Although not knowing all the details, we know enough to be deeply disturbed by the events of 25 May. Those who viewed those eight minutes and 46 seconds won’t forget them.

It is wrong that a person died at the hands of a police officer, pleading: ‘Please, the knee in my neck, I can’t breathe … Mama! … My stomach hurts, my neck hurts, everything hurts … Don’t kill me.’

Despite recordings showing the police officer kneeling on George Floyd’s neck till he was motionless, and not even moving after Floyd became deathly still, the following morning the Minneapolis Police Department issued a statement titled: ‘Man Dies After Medical Incident During Police Interaction’. There was no mention of (now former) Officer Chauvin’s deadly actions, attributing Floyd’s death to a pre-existing medical condition.

As it became obvious, even to the police, that the story they put out wasn’t going to be accepted, the officers involved in the incident were fired.
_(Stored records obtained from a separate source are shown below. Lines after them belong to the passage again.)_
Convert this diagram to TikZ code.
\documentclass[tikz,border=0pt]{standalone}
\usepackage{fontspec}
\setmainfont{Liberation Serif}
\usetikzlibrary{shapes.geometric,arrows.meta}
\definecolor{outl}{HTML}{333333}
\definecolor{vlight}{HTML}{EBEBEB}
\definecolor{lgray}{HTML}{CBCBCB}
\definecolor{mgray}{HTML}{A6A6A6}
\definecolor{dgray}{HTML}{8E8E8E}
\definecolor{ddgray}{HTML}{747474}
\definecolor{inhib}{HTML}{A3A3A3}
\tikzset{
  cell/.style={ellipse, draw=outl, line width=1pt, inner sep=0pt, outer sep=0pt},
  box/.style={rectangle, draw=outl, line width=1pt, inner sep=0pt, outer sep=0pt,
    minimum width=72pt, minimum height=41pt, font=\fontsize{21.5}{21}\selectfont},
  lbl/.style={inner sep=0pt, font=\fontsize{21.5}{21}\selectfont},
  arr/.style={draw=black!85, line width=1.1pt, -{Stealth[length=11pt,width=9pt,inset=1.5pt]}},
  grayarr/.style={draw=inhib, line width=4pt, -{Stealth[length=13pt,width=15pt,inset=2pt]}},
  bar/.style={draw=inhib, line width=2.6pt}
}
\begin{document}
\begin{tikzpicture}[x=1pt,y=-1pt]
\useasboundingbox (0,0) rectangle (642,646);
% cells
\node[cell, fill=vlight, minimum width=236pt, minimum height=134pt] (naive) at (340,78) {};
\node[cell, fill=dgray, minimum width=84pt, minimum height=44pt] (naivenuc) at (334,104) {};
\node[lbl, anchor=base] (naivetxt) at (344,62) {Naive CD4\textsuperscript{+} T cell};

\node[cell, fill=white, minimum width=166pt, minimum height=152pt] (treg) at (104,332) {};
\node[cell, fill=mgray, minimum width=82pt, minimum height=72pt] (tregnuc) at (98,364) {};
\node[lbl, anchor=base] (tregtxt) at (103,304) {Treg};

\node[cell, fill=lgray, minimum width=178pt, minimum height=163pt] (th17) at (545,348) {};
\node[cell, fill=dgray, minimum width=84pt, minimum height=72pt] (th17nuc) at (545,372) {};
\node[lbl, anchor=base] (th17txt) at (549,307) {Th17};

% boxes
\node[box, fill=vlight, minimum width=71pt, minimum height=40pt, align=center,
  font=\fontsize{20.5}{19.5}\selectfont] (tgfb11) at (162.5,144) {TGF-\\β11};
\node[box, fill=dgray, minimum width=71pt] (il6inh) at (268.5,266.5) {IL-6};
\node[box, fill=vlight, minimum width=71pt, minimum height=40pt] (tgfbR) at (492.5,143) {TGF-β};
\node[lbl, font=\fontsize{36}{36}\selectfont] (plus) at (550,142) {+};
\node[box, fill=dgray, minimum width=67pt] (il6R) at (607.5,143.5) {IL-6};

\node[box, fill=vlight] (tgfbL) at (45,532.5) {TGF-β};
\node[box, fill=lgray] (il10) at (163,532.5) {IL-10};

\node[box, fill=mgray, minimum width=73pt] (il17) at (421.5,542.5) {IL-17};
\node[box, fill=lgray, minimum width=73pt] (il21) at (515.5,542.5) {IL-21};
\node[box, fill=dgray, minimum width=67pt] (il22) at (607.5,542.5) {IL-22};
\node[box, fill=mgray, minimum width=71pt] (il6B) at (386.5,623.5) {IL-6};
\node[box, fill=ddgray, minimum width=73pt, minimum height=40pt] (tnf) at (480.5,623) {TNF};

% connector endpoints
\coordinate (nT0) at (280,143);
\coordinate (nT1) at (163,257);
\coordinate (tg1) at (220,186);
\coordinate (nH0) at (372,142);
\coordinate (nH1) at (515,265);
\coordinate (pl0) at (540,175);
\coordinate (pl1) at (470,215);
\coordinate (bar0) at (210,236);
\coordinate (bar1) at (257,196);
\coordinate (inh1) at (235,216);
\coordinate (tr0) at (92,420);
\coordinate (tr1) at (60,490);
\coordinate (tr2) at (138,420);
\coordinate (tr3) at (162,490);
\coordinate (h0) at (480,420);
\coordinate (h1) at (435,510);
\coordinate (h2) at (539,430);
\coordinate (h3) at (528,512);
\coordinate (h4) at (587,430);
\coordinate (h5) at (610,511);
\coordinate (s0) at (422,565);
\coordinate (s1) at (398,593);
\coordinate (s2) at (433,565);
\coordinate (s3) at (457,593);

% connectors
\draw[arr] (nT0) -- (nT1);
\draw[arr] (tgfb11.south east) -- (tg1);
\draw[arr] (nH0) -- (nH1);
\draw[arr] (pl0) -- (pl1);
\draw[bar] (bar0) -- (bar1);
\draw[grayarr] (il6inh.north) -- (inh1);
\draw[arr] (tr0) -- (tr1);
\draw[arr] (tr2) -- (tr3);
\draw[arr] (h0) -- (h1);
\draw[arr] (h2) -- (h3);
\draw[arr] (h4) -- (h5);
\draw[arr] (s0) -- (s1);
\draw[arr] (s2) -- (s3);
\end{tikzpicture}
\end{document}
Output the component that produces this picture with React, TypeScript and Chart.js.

It became known that Chauvin had received 18 complaints on his official record, two of which resulted in discipline including official letters of reprimand.

It was then that nights of protest began, across the United States and into Europe. Many chanted Floyd’s last words: ‘I can’t breathe’, ensuring his death was not forgotten. They were perhaps also expressing in visceral terms the stifling feelings wrought by acts of discrimination, both structural and everyday, still faced by so many.

A Christian responds

Christian blogger, Samuel Sey, wrote the first of several well-thought-through essays as the rippling anger turned to waves, moving thousands of people to take to the streets across both the US and the world in response to Floyd’s horrific death.

‘What makes George Floyd’s killing especially disturbing to me is that, unlike most recordings of people who get unjustly killed by police officers, Floyd’s distressed face and distressed words are so clearly seen and so clearly heard before he dies.

‘Just as Floyd’s [alleged] unjust attempt to defraud the deli doesn’t justify the police officers’ unjust actions against him, the police officers’ sins do not justify our sins either. We will all be accountable to God for our unjust and sinful actions. God gives us freedom to grieve; He gives us freedom to be angry. But He doesn’t give us freedom to sin while we are grieving and while we are angry.

‘Some citizens in Minneapolis are using the injustice against Floyd as justification for their own unjust, destructive actions. They are using Floyd’s killing to sin. They are rioting, stealing, assaulting others, and destroying property. We shouldn’t be like them. We shouldn’t react with unjust, destructive behaviour on social media either. If we’re angered by the police officers’ unrighteous behaviour, we shouldn’t react in an unrighteous manner too.

‘Therefore, we shouldn’t make any conclusions about the incident – including the police officer’s motivations and Floyd’s character – if it isn’t explicit in the video recordings.

‘Those of us who reject social justice ideology might be tempted to allow the opportunism and foolishness of others to cloud our own judgement. But we shouldn’t allow those who cry wolf to make us deaf to real, genuine growls of wolves.

Just like me

‘And you’ve probably noticed I haven’t mentioned the police officers’ skin colour and, especially, Floyd’s skin colour. I haven’t mentioned George Floyd was a black man. I haven’t mentioned the police officers apparently consisted of one white man, one Asian man, one brown man, and one black man. I haven’t mentioned that Derek Chauvin, the officer who pressed his knee on Floyd’s neck, is a white man.

‘I didn’t mention that because when I watched the horrific video, I didn’t see a black man – just like me – unjustly killed by a white police officer. I simply saw a human – just like me – unjustly killed by police officers.

‘That doesn’t mean Floyd wasn’t a victim of racism. Maybe he was, maybe he wasn’t. I don’t know. All I know is: four people like me apparently unjustly killed another person like me.

‘I look forward to the day when I won’t have to see this anymore. And I especially I look forward to the day when Jesus won’t have to see this anymore – when He returns to execute perfect justice.’